Task description: Return the lines that follow, exactly as they appear, from the first through the one containing "import * as"; no pictures are to be included.

Supplied data:
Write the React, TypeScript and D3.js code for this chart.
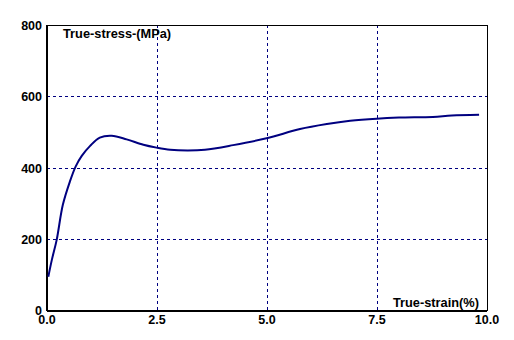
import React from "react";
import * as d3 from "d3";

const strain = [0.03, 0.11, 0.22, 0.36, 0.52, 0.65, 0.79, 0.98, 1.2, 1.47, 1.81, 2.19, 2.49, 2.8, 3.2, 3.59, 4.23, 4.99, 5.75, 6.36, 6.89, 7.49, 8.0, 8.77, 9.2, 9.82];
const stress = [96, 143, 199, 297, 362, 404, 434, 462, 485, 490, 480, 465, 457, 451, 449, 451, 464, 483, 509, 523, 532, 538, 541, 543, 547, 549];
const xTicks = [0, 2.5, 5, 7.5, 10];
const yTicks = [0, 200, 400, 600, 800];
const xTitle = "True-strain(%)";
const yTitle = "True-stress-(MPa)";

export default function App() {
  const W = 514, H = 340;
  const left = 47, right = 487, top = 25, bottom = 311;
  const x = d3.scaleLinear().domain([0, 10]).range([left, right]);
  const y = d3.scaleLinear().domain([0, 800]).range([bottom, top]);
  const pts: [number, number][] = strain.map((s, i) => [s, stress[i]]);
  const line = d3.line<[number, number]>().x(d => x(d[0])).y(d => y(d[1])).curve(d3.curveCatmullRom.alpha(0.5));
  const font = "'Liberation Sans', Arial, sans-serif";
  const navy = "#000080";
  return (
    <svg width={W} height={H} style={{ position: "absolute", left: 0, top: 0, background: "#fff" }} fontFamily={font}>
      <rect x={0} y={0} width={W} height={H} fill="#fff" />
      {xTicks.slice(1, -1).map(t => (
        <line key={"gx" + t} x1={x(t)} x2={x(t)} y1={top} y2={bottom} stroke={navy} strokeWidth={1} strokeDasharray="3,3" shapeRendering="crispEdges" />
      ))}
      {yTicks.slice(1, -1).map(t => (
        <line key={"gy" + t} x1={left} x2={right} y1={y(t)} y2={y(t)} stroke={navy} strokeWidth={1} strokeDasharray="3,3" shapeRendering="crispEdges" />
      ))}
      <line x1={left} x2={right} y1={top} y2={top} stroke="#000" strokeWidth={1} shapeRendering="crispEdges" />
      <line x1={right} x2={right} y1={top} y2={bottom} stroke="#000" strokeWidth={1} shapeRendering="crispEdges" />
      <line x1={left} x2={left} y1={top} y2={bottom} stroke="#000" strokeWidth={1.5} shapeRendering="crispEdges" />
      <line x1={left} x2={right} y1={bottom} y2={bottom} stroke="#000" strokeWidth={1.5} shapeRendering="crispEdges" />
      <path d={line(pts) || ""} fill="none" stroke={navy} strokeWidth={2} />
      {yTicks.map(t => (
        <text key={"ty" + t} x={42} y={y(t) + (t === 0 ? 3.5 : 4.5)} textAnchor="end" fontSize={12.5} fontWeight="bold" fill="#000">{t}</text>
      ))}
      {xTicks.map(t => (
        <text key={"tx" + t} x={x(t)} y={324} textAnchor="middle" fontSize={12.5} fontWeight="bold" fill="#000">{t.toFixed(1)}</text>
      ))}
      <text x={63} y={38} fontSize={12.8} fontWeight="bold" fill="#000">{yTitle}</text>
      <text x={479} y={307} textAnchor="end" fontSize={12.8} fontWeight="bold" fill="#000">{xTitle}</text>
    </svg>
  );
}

Answer to this exercise:
Write the React, TypeScript and D3.js code for this chart.
import React from "react";
import * as d3 from "d3";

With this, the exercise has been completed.